The International Baccalaureate journey often begins with a muddy puddle and ends with a complex 4,000-word thesis on quantum physics or post-colonial literature. Navigating the transition from the IB PYP curriculum to the final stretch of the IB Diploma Programme feels like moving from a sandbox of endless possibilities to a high-stakes laboratory. While the overarching philosophy of creating global citizens remains the constant north star, the day-to-day reality for a seven-year-old and a seventeen-year-old couldn’t be more different. Understanding these shifts helps parents and students prepare for the academic marathon that lies ahead in an international school setting.

1. Transdisciplinary Themes Versus Subject Silos

In the early years, the IB PYP curriculum treated knowledge like a giant, interconnected web where science, maths, and language arts overlap into one another through “Units of Inquiry.” A student might spend six weeks exploring the theme of “How the World Works” by building a weather station, effectively blurring the lines between geography and mathematics. Once a student enters the IB Diploma Programme, those lines become hard borders as they choose six specific subjects across various groups. The shift moves from a broad, holistic view of the world to a laser-focused specialisation that prepares them for the specific demands of university-level research.

2. The Evolution of Assessment

Assessment in the IB PYP curriculum is an ongoing conversation between the teacher and the student, often captured in digital portfolios or through the culminating Exhibition project. It is about the “how” of learning, focusing on the development of social and self-management skills rather than a final grade. Contrarily, the IB Diploma Programme introduces a formidable grading scale from 1 to 7, where the stakes are significantly higher. Students must balance internal assessments throughout the year with a marathon of external exams in May or November, making the senior years a true test of time management and academic endurance.
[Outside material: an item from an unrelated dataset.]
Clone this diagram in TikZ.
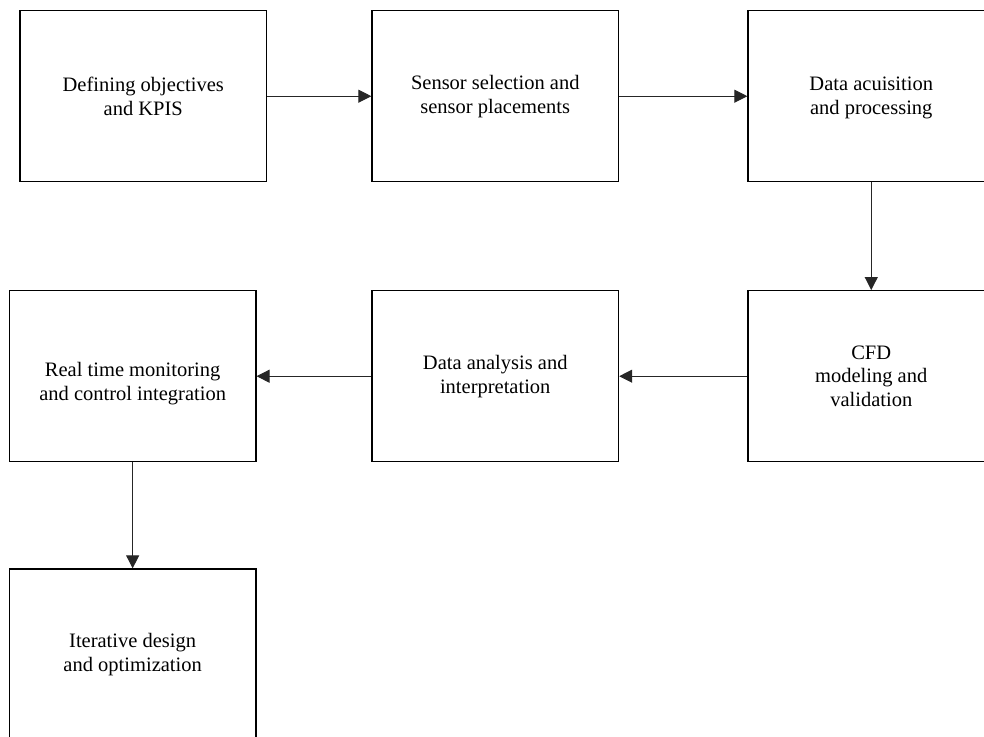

3. Student Agency and The Core

Agency in the primary years is often about choosing how to demonstrate a concept, perhaps through a play or a painting, under the gentle guidance of a classroom teacher. However, the “Core” of the IB Diploma Programme-comprising Theory of Knowledge, the Extended Essay, and Creativity, Activity, Service-demands a much more mature level of independence.

Senior students must navigate their own research questions and commit to community service outside of school hours without the constant scaffolding provided in the IB PYP curriculum. This transition can turn the “play-based” agency of a child into the “research-based” autonomy of a young adult ready to tackle world issues.

4. The Complexity of Global Mindedness

While a child in the IB PYP curriculum can learn about international-mindedness by celebrating different cultures or tasting global cuisines, the IB Diploma Programme takes a more critical, analytical approach. Students are expected to deconstruct global perspectives, debate ethical dilemmas in science, and analyse the cultural nuances of literature in their original languages.

The curriculum evolves from a foundational “awareness” of others into a sophisticated “critique” of global systems. It ensures that by the time they graduate, they don’t just know that the world is diverse, but they understand the complex socio-political reasons why that diversity matters.

Conclusion

The bridge between the primary years and the diploma is built on the foundation of inquiry, but the weight it carries grows heavier as the student matures. The rigorous environment of the IB Diploma Programme is the ultimate preparation for a volatile global landscape, moving from the fluid, thematic world of the IB PYP curriculum into the disciplined. Each stage serves a vital purpose in shaping a learner who is both curious enough to ask “why” and skilled enough to find the answer.